* _Problem_
Each line in the material below, starting at the one with "Rebuild this diagram" and ending at the one with "(7,5) -- (1099,5);", is to be reproduced exactly; no picture is to be copied.

Entries with chart source code

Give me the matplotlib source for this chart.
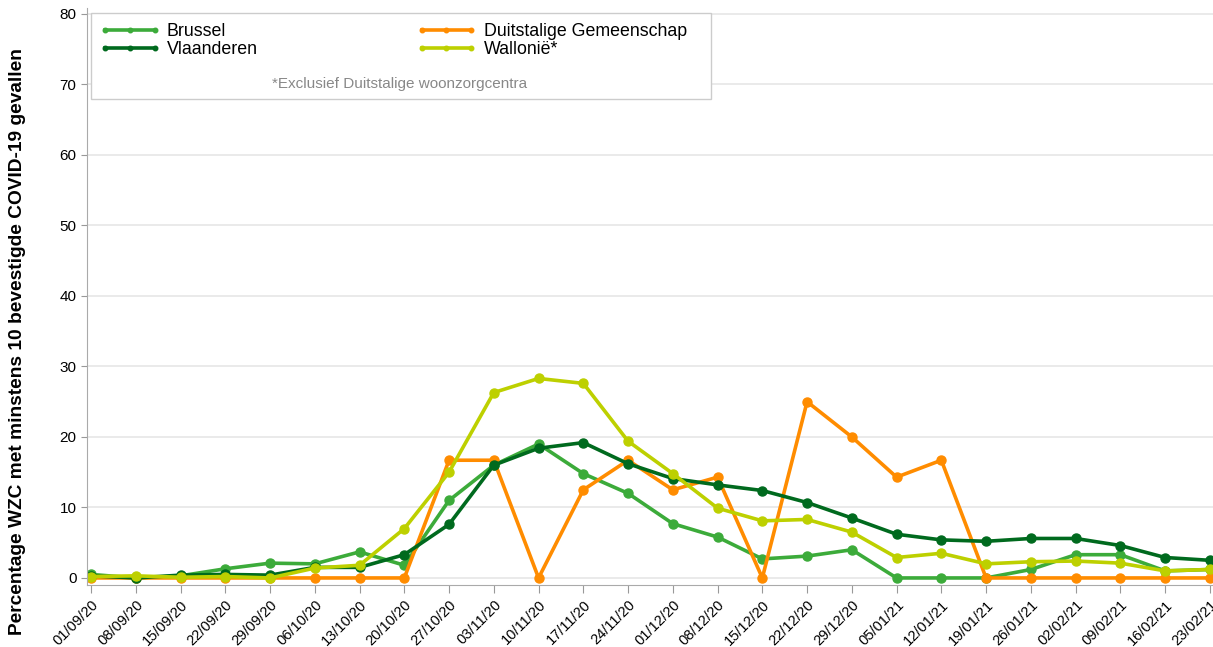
import matplotlib.pyplot as plt
from matplotlib.patches import Rectangle

plt.rcParams["font.family"] = ["Liberation Sans", "DejaVu Sans"]

# data
dates = ["01/09/20", "08/09/20", "15/09/20", "22/09/20", "29/09/20", "06/10/20", "13/10/20",
         "20/10/20", "27/10/20", "03/11/20", "10/11/20", "17/11/20", "24/11/20", "01/12/20",
         "08/12/20", "15/12/20", "22/12/20", "29/12/20", "05/01/21", "12/01/21", "19/01/21",
         "26/01/21", "02/02/21", "09/02/21", "16/02/21", "23/02/21"]

brussel = [0.5, 0.0, 0.3, 1.3, 2.1, 2.0, 3.7, 1.8, 11.0, 16.0, 19.0, 14.8, 12.0, 7.7,
           5.8, 2.7, 3.1, 4.0, 0.0, 0.0, 0.0, 1.2, 3.3, 3.3, 1.0, 1.2]
vlaanderen = [0.3, 0.0, 0.4, 0.5, 0.4, 1.5, 1.5, 3.3, 7.6, 16.0, 18.4, 19.2, 16.2, 14.1,
              13.2, 12.4, 10.7, 8.5, 6.2, 5.4, 5.2, 5.6, 5.6, 4.6, 2.9, 2.5]
duitstalig = [0.0, 0.0, 0.0, 0.0, 0.0, 0.0, 0.0, 0.0, 16.7, 16.7, 0.0, 12.5, 16.7, 12.5,
              14.3, 0.0, 25.0, 20.0, 14.3, 16.7, 0.0, 0.0, 0.0, 0.0, 0.0, 0.0]
wallonie = [0.2, 0.3, 0.1, 0.2, 0.0, 1.4, 1.8, 7.0, 15.0, 26.3, 28.3, 27.6, 19.4, 14.8,
            9.9, 8.1, 8.3, 6.5, 2.9, 3.5, 2.0, 2.3, 2.4, 2.1, 1.0, 1.2]

c_bru = "#3cab3a"
c_vla = "#006a1e"
c_dui = "#ff8c00"
c_wal = "#bdd000"

fig = plt.figure(figsize=(12.13, 6.47), dpi=100)
ax = fig.add_axes([87 / 1213, 62 / 647, 1 - 87 / 1213, (585 - 8) / 647])

x = list(range(len(dates)))
style = dict(linewidth=2.6, marker="o", markersize=6.5)
ax.plot(x, brussel, color=c_bru, label="Brussel", **style)
ax.plot(x, duitstalig, color=c_dui, label="Duitstalige Gemeenschap", **style)
ax.plot(x, vlaanderen, color=c_vla, label="Vlaanderen", **style)
ax.plot(x, wallonie, color=c_wal, label="Wallonië*", **style)

ax.set_xlim(-0.09, 25.07)
ax.set_ylim(-1, 80.85)
ax.set_yticks(range(0, 81, 10))
ax.set_xticks(x)
ax.set_xticklabels(dates, rotation=45, ha="right", rotation_mode="anchor", fontsize=10.5)
ax.tick_params(axis="y", labelsize=11, color="#999999", length=4)
ax.tick_params(axis="x", color="#999999", length=6, pad=3)
ax.yaxis.grid(True, color="#e6e6e6", linewidth=1.2)
ax.set_axisbelow(True)
for s in ["top", "right"]:
    ax.spines[s].set_visible(False)
for s in ["left", "bottom"]:
    ax.spines[s].set_color("#aaaaaa")

fig.text(18 / 1213, (647 - 342) / 647,
         "Percentage WZC met minstens 10 bevestigde COVID-19 gevallen",
         fontsize=13.8, fontweight="bold", rotation=90, ha="center", va="center")

# legend box with note
box = Rectangle((91 / 1213, (647 - 99) / 647), (711 - 91) / 1213, (99 - 13) / 647,
                transform=fig.transFigure, facecolor="white", edgecolor="#cccccc",
                linewidth=1, zorder=5, clip_on=False)
ax.add_patch(box)

handles, labels = ax.get_legend_handles_labels()
order = [0, 2, 1, 3]
leg = ax.legend([handles[i] for i in order], [labels[i] for i in order], ncol=2,
                loc="upper left", bbox_to_anchor=(87 / 1213, (647 - 11) / 647),
                bbox_transform=fig.transFigure, frameon=False, fontsize=12.8,
                numpoints=3, markerscale=0.5, handlelength=3.4, handletextpad=0.4,
                columnspacing=8.9, labelspacing=0.05, borderpad=0.2)
leg.set_zorder(6)
ax.text(400 / 1213, (647 - 84) / 647, "*Exclusief Duitstalige woonzorgcentra",
        transform=fig.transFigure, fontsize=11, color="#888888",
        ha="center", va="center", zorder=7)

fig.savefig("out.png", dpi=100)
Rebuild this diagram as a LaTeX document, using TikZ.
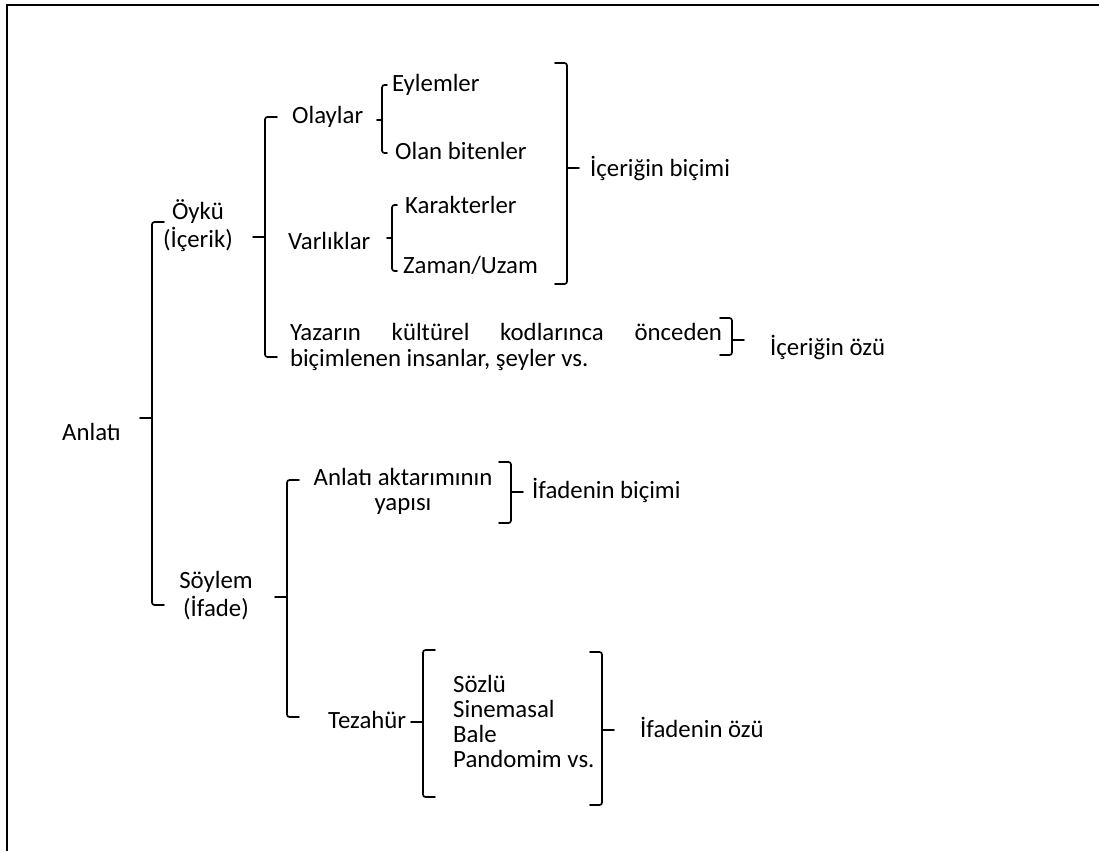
\documentclass[tikz,border=0pt]{standalone}
\usepackage{fontspec}
\setmainfont{Carlito}

% Opening bracket "[" with a tick on its left side: name, x, top, bottom, middle, tick length
\newcommand\bracketL[6]{%
  \coordinate (#1-t) at (#2,#3);
  \coordinate (#1-b) at (#2,#4);
  \coordinate (#1-m) at (#2,#5);
  \draw[brk] (#1-t) ++(#6,0) -- (#1-t) -- (#1-b) -- ++(#6,0);
  \draw[brk] (#1-m) -- ++(-#6,0);}
% Closing bracket "]" with a tick on its right side
\newcommand\bracketR[6]{%
  \coordinate (#1-t) at (#2,#3);
  \coordinate (#1-b) at (#2,#4);
  \coordinate (#1-m) at (#2,#5);
  \draw[brk] (#1-t) ++(-#6,0) -- (#1-t) -- (#1-b) -- ++(-#6,0);
  \draw[brk] (#1-m) -- ++(#6,0);}

\begin{document}
\begin{tikzpicture}[x=1pt,y=-1pt,
  lbl/.style={inner sep=0pt, font=\fontsize{24.8}{25}\selectfont, anchor=base west},
  two/.style={inner sep=0pt, font=\fontsize{24.8}{28}\selectfont, align=center, anchor=center},
  multi/.style={inner sep=0pt, font=\fontsize{24.8}{25}\selectfont},
  brk/.style={line width=1.7pt, rounded corners=2.5pt, line cap=round},
  frame/.style={line width=2.6pt}]
\useasboundingbox (0,0) rectangle (1099,851);

% frame (top and left edges)
\draw[frame] (7,851) -- (7,5) -- (1099,5);

% labels
\node[lbl] (anlati) at (62,440) {Anlatı};
\node[two] (oyku) at (198,226) {Öykü\\(İçerik)};
\node[lbl] (olaylar) at (292,123) {Olaylar};
\node[lbl] (eylem) at (392,91) {Eylemler};
\node[lbl] (olan) at (395,159) {Olan bitenler};
\node[lbl] (varlik) at (288,249) {Varlıklar};
\node[lbl] (karakter) at (405,213) {Karakterler};
\node[lbl] (zaman) at (403,273) {Zaman/Uzam};
\node[lbl] (icbicim) at (590,176) {İçeriğin biçimi};
\node[multi, font=\fontsize{24.8}{25.5}\selectfont, text width=432pt, align=justify, anchor=center] (yazar) at (506,347)
  {Yazarın kültürel kodlarınca önceden\linebreak biçimlenen insanlar, şeyler vs.};
\node[lbl] (icoz) at (770,355) {İçeriğin özü};
\node[two] (soylem) at (216,596) {Söylem\\(İfade)};
\node[multi, align=center, anchor=center] (aktarim) at (403,491) {Anlatı aktarımının\\yapısı};
\node[lbl] (ifbicim) at (532,498) {İfadenin biçimi};
\node[lbl] (tezahur) at (328,728) {Tezahür};
\node[multi, align=left, anchor=west] (liste) at (453,721) {Sözlü\\Sinemasal\\Bale\\Pandomim vs.};
\node[lbl] (ifoz) at (640,737) {İfadenin özü};

% brackets
\bracketL{bAnlati}{152}{222}{605}{418}{12}
\bracketL{bOyku}{265}{117}{357}{237}{12}
\bracketL{bOlay}{382}{85}{153}{120}{5}
\bracketL{bVarlik}{392}{205}{271}{238}{5}
\bracketR{bIcBicim}{567}{63}{284}{168}{12}
\bracketR{bIcOz}{732}{318}{355}{340}{12}
\bracketL{bSoylem}{287}{480}{717}{597}{12}
\bracketR{bIfBicim}{511}{462}{523}{492}{12}
\bracketL{bTezahur}{423}{650}{797}{722}{12}
\bracketR{bIfOz}{602}{652}{805}{730}{12}
\end{tikzpicture}
\end{document}
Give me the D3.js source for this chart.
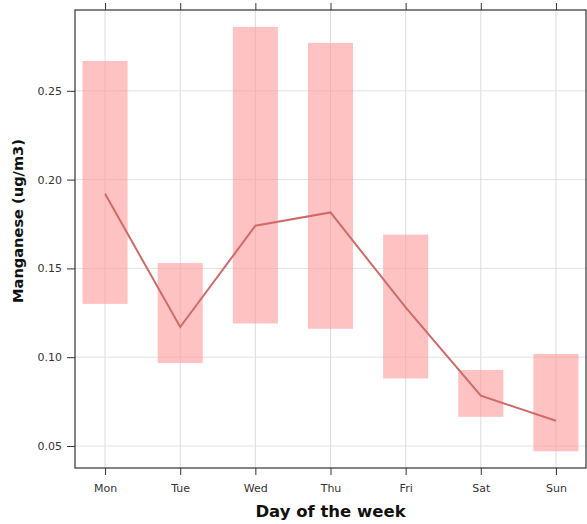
<!DOCTYPE html>
<html>
<head>
<meta charset="utf-8">
<script src="https://cdn.jsdelivr.net/npm/d3@7"></script>
<style>
  html, body { margin: 0; padding: 0; background: #fff; }
  svg { display: block; }
</style>
</head>
<body>
<svg id="chart" width="587" height="524"></svg>
<script>
// days of the week, mean manganese and the low/high range per day
const days  = ["Mon", "Tue", "Wed", "Thu", "Fri", "Sat", "Sun"];
const means = [0.192, 0.117, 0.174, 0.1815, 0.128, 0.0783, 0.0642];
const lows  = [0.130, 0.0967, 0.119, 0.116, 0.088, 0.0664, 0.047];
const highs = [0.2668, 0.153, 0.286, 0.277, 0.169, 0.0928, 0.1018];
const yTicks = [0.05, 0.10, 0.15, 0.20, 0.25];

const W = 587, H = 524;
const m = { top: 10, right: 1, bottom: 56, left: 75 };
const w = W - m.left - m.right;
const h = H - m.top - m.bottom;

const svg = d3.select("#chart");
const g = svg.append("g").attr("transform", `translate(${m.left},${m.top})`);

const x = d3.scaleLinear().domain([0.6, 7.4]).range([0, w]);
const y = d3.scaleLinear().domain([0.0376, 0.2955]).range([h, 0]);
const xi = (d, i) => x(i + 1);

// grid
g.append("g").selectAll("line").data(yTicks).join("line")
    .attr("x1", 0).attr("x2", w)
    .attr("y1", d => y(d)).attr("y2", d => y(d))
    .attr("stroke", "#e2e2e2").attr("stroke-width", 1);
g.append("g").selectAll("line").data(days).join("line")
    .attr("x1", xi).attr("x2", xi)
    .attr("y1", 0).attr("y2", h)
    .attr("stroke", "#dcdcdc").attr("stroke-width", 1);

// range bars
const bw = x(1.3) - x(0.7);
g.append("g").selectAll("rect").data(days).join("rect")
    .attr("x", (d, i) => x(i + 1) - bw / 2)
    .attr("width", bw)
    .attr("y", (d, i) => y(highs[i]))
    .attr("height", (d, i) => y(lows[i]) - y(highs[i]))
    .attr("fill", "#ff9a9a").attr("fill-opacity", 0.6);

// mean line
g.append("path").datum(means)
    .attr("fill", "none").attr("stroke", "#d06a68").attr("stroke-width", 2)
    .attr("d", d3.line().x((d, i) => x(i + 1)).y(d => y(d)));

// frame
g.append("rect").attr("x", 0).attr("y", 0).attr("width", w).attr("height", h)
    .attr("fill", "none").attr("stroke", "#333").attr("stroke-width", 1.2);

// axes
const styleAxis = sel => {
    sel.select(".domain").remove();
    sel.selectAll("line").attr("stroke", "#333");
    sel.selectAll("text").attr("fill", "#333").attr("font-size", 11)
        .attr("font-family", "'DejaVu Sans', sans-serif");
};
g.append("g").attr("transform", `translate(0,${h})`)
    .call(d3.axisBottom(x).tickValues(d3.range(1, 8)).tickFormat(i => days[i - 1])
        .tickSize(7).tickPadding(9))
    .call(styleAxis);
g.append("g")
    .call(d3.axisTop(x).tickValues(d3.range(1, 8)).tickFormat("").tickSize(7))
    .call(styleAxis);
g.append("g")
    .call(d3.axisLeft(y).tickValues(yTicks).tickFormat(d3.format(".2f"))
        .tickSize(8).tickPadding(5))
    .call(styleAxis);

// titles
svg.append("text")
    .attr("x", m.left + w / 2).attr("y", 517)
    .attr("text-anchor", "middle")
    .attr("font-family", "'DejaVu Sans', sans-serif").attr("font-weight", "bold")
    .attr("font-size", 16.5).attr("fill", "#111")
    .text("Day of the week");
svg.append("text")
    .attr("transform", `translate(23,${m.top + h / 2 - 18}) rotate(-90)`)
    .attr("text-anchor", "middle")
    .attr("font-family", "'DejaVu Sans', sans-serif").attr("font-weight", "bold")
    .attr("font-size", 14.6).attr("fill", "#111")
    .text("Manganese (ug/m3)");
</script>
</body>
</html>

* _Task response_
Rebuild this diagram as a LaTeX document, using TikZ.
\documentclass[tikz,border=0pt]{standalone}
\usepackage{fontspec}
\setmainfont{Carlito}

% Opening bracket "[" with a tick on its left side: name, x, top, bottom, middle, tick length
\newcommand\bracketL[6]{%
  \coordinate (#1-t) at (#2,#3);
  \coordinate (#1-b) at (#2,#4);
  \coordinate (#1-m) at (#2,#5);
  \draw[brk] (#1-t) ++(#6,0) -- (#1-t) -- (#1-b) -- ++(#6,0);
  \draw[brk] (#1-m) -- ++(-#6,0);}
% Closing bracket "]" with a tick on its right side
\newcommand\bracketR[6]{%
  \coordinate (#1-t) at (#2,#3);
  \coordinate (#1-b) at (#2,#4);
  \coordinate (#1-m) at (#2,#5);
  \draw[brk] (#1-t) ++(-#6,0) -- (#1-t) -- (#1-b) -- ++(-#6,0);
  \draw[brk] (#1-m) -- ++(#6,0);}

\begin{document}
\begin{tikzpicture}[x=1pt,y=-1pt,
  lbl/.style={inner sep=0pt, font=\fontsize{24.8}{25}\selectfont, anchor=base west},
  two/.style={inner sep=0pt, font=\fontsize{24.8}{28}\selectfont, align=center, anchor=center},
  multi/.style={inner sep=0pt, font=\fontsize{24.8}{25}\selectfont},
  brk/.style={line width=1.7pt, rounded corners=2.5pt, line cap=round},
  frame/.style={line width=2.6pt}]
\useasboundingbox (0,0) rectangle (1099,851);

% frame (top and left edges)
\draw[frame] (7,851) -- (7,5) -- (1099,5);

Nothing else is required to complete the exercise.